Sentencing Order Correction

¶15 During the sentencing hearing, the trial court stated that Defendant was entitled to thirteen days of presentence incarceration credit. However, in the sentencing minute entry, Defendant was not awarded any presentence incarceration credit. "Where there is a discrepancy between the oral sentence and the written judgment, the oral pronouncement of sentence controls." State v. Hanson, 138 Ariz. 296, 304-05, 674 P.2d 850, 858-59 (App. 1983). Therefore, we correct the trial court's March 15, 2012 sentencing minute entry to reflect an additional thirteen days of presentence incarceration credit. See State v. Stevens, 173 Ariz. 494, 496, 844 P.2d 661, 663 (App. 1992) (modifying sentencing minute entry to correct presentence incarceration credit).


¶16 We have read and considered counsel's brief and have searched the entire record for reversible error and have found none. See Leon, 104 Ariz. at 300, 451 P.2d at 881. The record indicates that Defendant was represented by counsel at all stages of the proceedings, and the trial court afforded Defendant all of his rights under the Constitution, Arizona statutes, and the Arizona Rules of Criminal Procedure. See Clark, 196 Ariz. at 541, 50, 2 P.3d at 100. The sentence imposed by the trial court was within the statutory limits. Id.

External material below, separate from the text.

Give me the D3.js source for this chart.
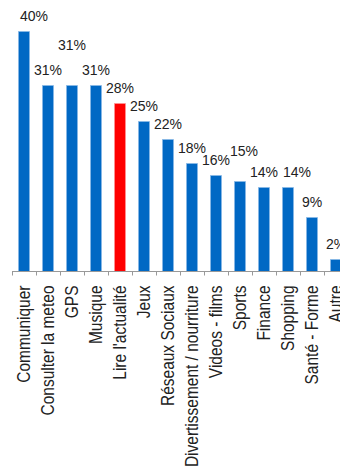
<!DOCTYPE html>
<meta charset="utf-8">
<script src="https://d3js.org/d3.v7.min.js"></script>
<style>
  body { margin: 0; background: #fff; }
  text { font-family: "Liberation Sans", Arial, sans-serif; fill: #222; }
</style>
<body>
<div id="chart"></div>
<script>
// categories and values (percent)
var categories = ["Communiquer", "Consulter la meteo", "GPS", "Musique", "Lire l'actualité",
  "Jeux", "Réseaux Sociaux", "Divertissement / nourriture", "Videos - films", "Sports",
  "Finance", "Shopping", "Santé - Forme", "Autre"];
var values = [40, 31, 31, 31, 28, 25, 22, 18, 16, 15, 14, 14, 9, 2];
var highlight = "Lire l'actualité";

var width = 340, height = 472;
var baseY = 271.5;

var svg = d3.select("#chart").append("svg")
    .attr("width", width)
    .attr("height", height);

var x = d3.scaleBand()
    .domain(categories)
    .range([12, 12 + 24 * categories.length])
    .paddingInner(0.54)
    .paddingOuter(0.27);

var y = d3.scaleLinear()
    .domain([0, 40])
    .range([baseY, baseY - 240]);

// bars
svg.selectAll(".bar")
    .data(categories)
    .enter().append("rect")
    .attr("class", "bar")
    .attr("x", function(d) { return x(d); })
    .attr("width", x.bandwidth())
    .attr("y", function(d, i) { return y(values[i]); })
    .attr("height", function(d, i) { return baseY - y(values[i]); })
    .attr("fill", function(d) { return d == highlight ? "#ff0000" : "#0068c4"; })
    .attr("stroke", function(d) { return d == highlight ? "#ff9a9a" : "#8dbbe8"; })
    .attr("stroke-width", 0.6);

// axis line + ticks
var bounds = categories.map(function(d, i) { return 12 + 24 * i; });
svg.append("line")
    .attr("x1", 12).attr("x2", width)
    .attr("y1", baseY).attr("y2", baseY)
    .attr("stroke", "#999").attr("stroke-width", 1);
svg.selectAll(".tick")
    .data(bounds)
    .enter().append("line")
    .attr("x1", function(d) { return d + 0.5; })
    .attr("x2", function(d) { return d + 0.5; })
    .attr("y1", baseY).attr("y2", baseY + 4)
    .attr("stroke", "#999");

// value labels (a few are nudged like in the original to avoid overlap)
var nudge = { 0: [10, 0], 2: [0, -25], 9: [4, -15], 11: [9, 0] };
svg.selectAll(".val")
    .data(categories)
    .enter().append("text")
    .attr("class", "val")
    .attr("text-anchor", "middle")
    .style("font-size", "14px")
    .attr("x", function(d, i) { return x(d) + x.bandwidth() / 2 + (nudge[i] ? nudge[i][0] : 0); })
    .attr("y", function(d, i) { return y(values[i]) - 10.5 + (nudge[i] ? nudge[i][1] : 0); })
    .text(function(d, i) { return values[i] + "%"; });

// category labels, rotated
svg.selectAll(".cat")
    .data(categories)
    .enter().append("text")
    .attr("class", "cat")
    .attr("text-anchor", "end")
    .attr("dy", "0.36em")
    .style("font-size", "15.5px")
    .attr("transform", function(d) {
        return "translate(" + (x(d) + x.bandwidth() / 2) + "," + 285.5 + ") scale(1.15,1) rotate(-90)";
    })
    .text(function(d) { return d; });
</script>
</body>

¶17 After the filing of this decision, counsel's obligations pertaining to Defendant's representation in this appeal have ended. See State v. Shattuck, 140 Ariz. 582, 584, 684 P.2d 154, 156 (1984). Counsel need do no more than inform Defendant of the status of the appeal and Defendant's future options, unless counsel's review reveals an issue appropriate for submission to the Arizona Supreme Court by petition for review. Id. at 585, 684 P.2d at 157. Defendant shall have thirty days from the date of this decision to proceed, if he desires, with an in propria persona motion for reconsideration or petition for review.

¶18 For the foregoing reasons, Defendant's conviction and sentence are affirmed, with a modification to the calculation of presentence incarceration credit.